Data segment:
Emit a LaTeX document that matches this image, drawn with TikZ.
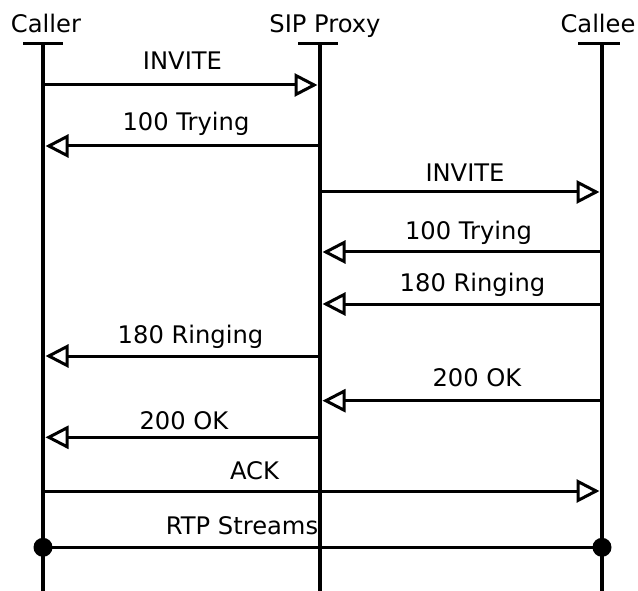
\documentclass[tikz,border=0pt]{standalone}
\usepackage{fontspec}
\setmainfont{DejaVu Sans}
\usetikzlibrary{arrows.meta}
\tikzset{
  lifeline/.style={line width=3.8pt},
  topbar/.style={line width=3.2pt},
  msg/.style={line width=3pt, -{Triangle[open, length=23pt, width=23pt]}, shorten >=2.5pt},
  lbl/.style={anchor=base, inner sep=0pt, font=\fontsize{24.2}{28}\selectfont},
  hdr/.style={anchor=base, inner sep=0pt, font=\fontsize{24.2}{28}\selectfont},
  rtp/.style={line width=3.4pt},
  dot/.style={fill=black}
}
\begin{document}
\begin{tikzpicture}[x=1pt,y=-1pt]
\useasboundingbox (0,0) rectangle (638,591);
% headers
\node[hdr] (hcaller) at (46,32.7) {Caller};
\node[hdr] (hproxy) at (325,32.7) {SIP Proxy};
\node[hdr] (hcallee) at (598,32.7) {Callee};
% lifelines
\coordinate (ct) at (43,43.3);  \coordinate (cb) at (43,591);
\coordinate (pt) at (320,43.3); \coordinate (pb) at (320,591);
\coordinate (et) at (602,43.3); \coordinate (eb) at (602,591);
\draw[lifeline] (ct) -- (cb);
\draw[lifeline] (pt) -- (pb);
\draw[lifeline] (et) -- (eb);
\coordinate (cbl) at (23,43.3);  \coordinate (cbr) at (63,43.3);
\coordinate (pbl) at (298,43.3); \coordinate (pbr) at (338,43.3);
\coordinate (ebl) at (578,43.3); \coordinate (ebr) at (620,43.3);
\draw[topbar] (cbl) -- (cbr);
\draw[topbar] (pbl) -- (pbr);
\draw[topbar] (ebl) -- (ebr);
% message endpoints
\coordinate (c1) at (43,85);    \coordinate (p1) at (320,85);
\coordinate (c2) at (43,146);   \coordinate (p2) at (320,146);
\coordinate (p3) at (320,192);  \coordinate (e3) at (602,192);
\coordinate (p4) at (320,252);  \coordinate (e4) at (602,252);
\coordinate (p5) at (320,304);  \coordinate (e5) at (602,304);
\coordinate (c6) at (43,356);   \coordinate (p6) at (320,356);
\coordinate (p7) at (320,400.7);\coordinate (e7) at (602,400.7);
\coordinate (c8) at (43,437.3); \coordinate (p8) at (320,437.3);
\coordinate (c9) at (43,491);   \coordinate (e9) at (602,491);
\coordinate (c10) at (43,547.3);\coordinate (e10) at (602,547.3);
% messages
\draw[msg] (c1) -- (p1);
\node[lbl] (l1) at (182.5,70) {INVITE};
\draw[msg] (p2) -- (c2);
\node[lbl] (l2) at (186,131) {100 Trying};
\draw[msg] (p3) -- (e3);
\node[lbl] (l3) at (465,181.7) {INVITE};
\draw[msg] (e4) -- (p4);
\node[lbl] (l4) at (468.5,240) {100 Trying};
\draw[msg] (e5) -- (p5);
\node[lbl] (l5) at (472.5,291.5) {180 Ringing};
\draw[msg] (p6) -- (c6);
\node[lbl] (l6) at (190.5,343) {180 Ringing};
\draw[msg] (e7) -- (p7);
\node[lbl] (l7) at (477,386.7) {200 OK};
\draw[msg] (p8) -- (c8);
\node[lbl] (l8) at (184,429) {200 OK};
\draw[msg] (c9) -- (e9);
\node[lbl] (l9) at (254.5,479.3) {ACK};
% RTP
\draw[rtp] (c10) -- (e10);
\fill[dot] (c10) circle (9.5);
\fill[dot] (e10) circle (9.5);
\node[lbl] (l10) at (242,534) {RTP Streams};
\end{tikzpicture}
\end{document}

Aim of the task: Leave out the pictures and output the rest of the material exactly as written.

The result:
Emit a LaTeX document that matches this image, drawn with TikZ.
\documentclass[tikz,border=0pt]{standalone}
\usepackage{fontspec}
\setmainfont{DejaVu Sans}
\usetikzlibrary{arrows.meta}
\tikzset{
  lifeline/.style={line width=3.8pt},
  topbar/.style={line width=3.2pt},
  msg/.style={line width=3pt, -{Triangle[open, length=23pt, width=23pt]}, shorten >=2.5pt},
  lbl/.style={anchor=base, inner sep=0pt, font=\fontsize{24.2}{28}\selectfont},
  hdr/.style={anchor=base, inner sep=0pt, font=\fontsize{24.2}{28}\selectfont},
  rtp/.style={line width=3.4pt},
  dot/.style={fill=black}
}
\begin{document}
\begin{tikzpicture}[x=1pt,y=-1pt]
\useasboundingbox (0,0) rectangle (638,591);
% headers
\node[hdr] (hcaller) at (46,32.7) {Caller};
\node[hdr] (hproxy) at (325,32.7) {SIP Proxy};
\node[hdr] (hcallee) at (598,32.7) {Callee};
% lifelines
\coordinate (ct) at (43,43.3);  \coordinate (cb) at (43,591);
\coordinate (pt) at (320,43.3); \coordinate (pb) at (320,591);
\coordinate (et) at (602,43.3); \coordinate (eb) at (602,591);
\draw[lifeline] (ct) -- (cb);
\draw[lifeline] (pt) -- (pb);
\draw[lifeline] (et) -- (eb);
\coordinate (cbl) at (23,43.3);  \coordinate (cbr) at (63,43.3);
\coordinate (pbl) at (298,43.3); \coordinate (pbr) at (338,43.3);
\coordinate (ebl) at (578,43.3); \coordinate (ebr) at (620,43.3);
\draw[topbar] (cbl) -- (cbr);
\draw[topbar] (pbl) -- (pbr);
\draw[topbar] (ebl) -- (ebr);
% message endpoints
\coordinate (c1) at (43,85);    \coordinate (p1) at (320,85);
\coordinate (c2) at (43,146);   \coordinate (p2) at (320,146);
\coordinate (p3) at (320,192);  \coordinate (e3) at (602,192);
\coordinate (p4) at (320,252);  \coordinate (e4) at (602,252);
\coordinate (p5) at (320,304);  \coordinate (e5) at (602,304);
\coordinate (c6) at (43,356);   \coordinate (p6) at (320,356);
\coordinate (p7) at (320,400.7);\coordinate (e7) at (602,400.7);
\coordinate (c8) at (43,437.3); \coordinate (p8) at (320,437.3);
\coordinate (c9) at (43,491);   \coordinate (e9) at (602,491);
\coordinate (c10) at (43,547.3);\coordinate (e10) at (602,547.3);
% messages
\draw[msg] (c1) -- (p1);
\node[lbl] (l1) at (182.5,70) {INVITE};
\draw[msg] (p2) -- (c2);
\node[lbl] (l2) at (186,131) {100 Trying};
\draw[msg] (p3) -- (e3);
\node[lbl] (l3) at (465,181.7) {INVITE};
\draw[msg] (e4) -- (p4);
\node[lbl] (l4) at (468.5,240) {100 Trying};
\draw[msg] (e5) -- (p5);
\node[lbl] (l5) at (472.5,291.5) {180 Ringing};
\draw[msg] (p6) -- (c6);
\node[lbl] (l6) at (190.5,343) {180 Ringing};
\draw[msg] (e7) -- (p7);
\node[lbl] (l7) at (477,386.7) {200 OK};
\draw[msg] (p8) -- (c8);
\node[lbl] (l8) at (184,429) {200 OK};
\draw[msg] (c9) -- (e9);
\node[lbl] (l9) at (254.5,479.3) {ACK};
% RTP
\draw[rtp] (c10) -- (e10);
\fill[dot] (c10) circle (9.5);
\fill[dot] (e10) circle (9.5);
\node[lbl] (l10) at (242,534) {RTP Streams};
\end{tikzpicture}
\end{document}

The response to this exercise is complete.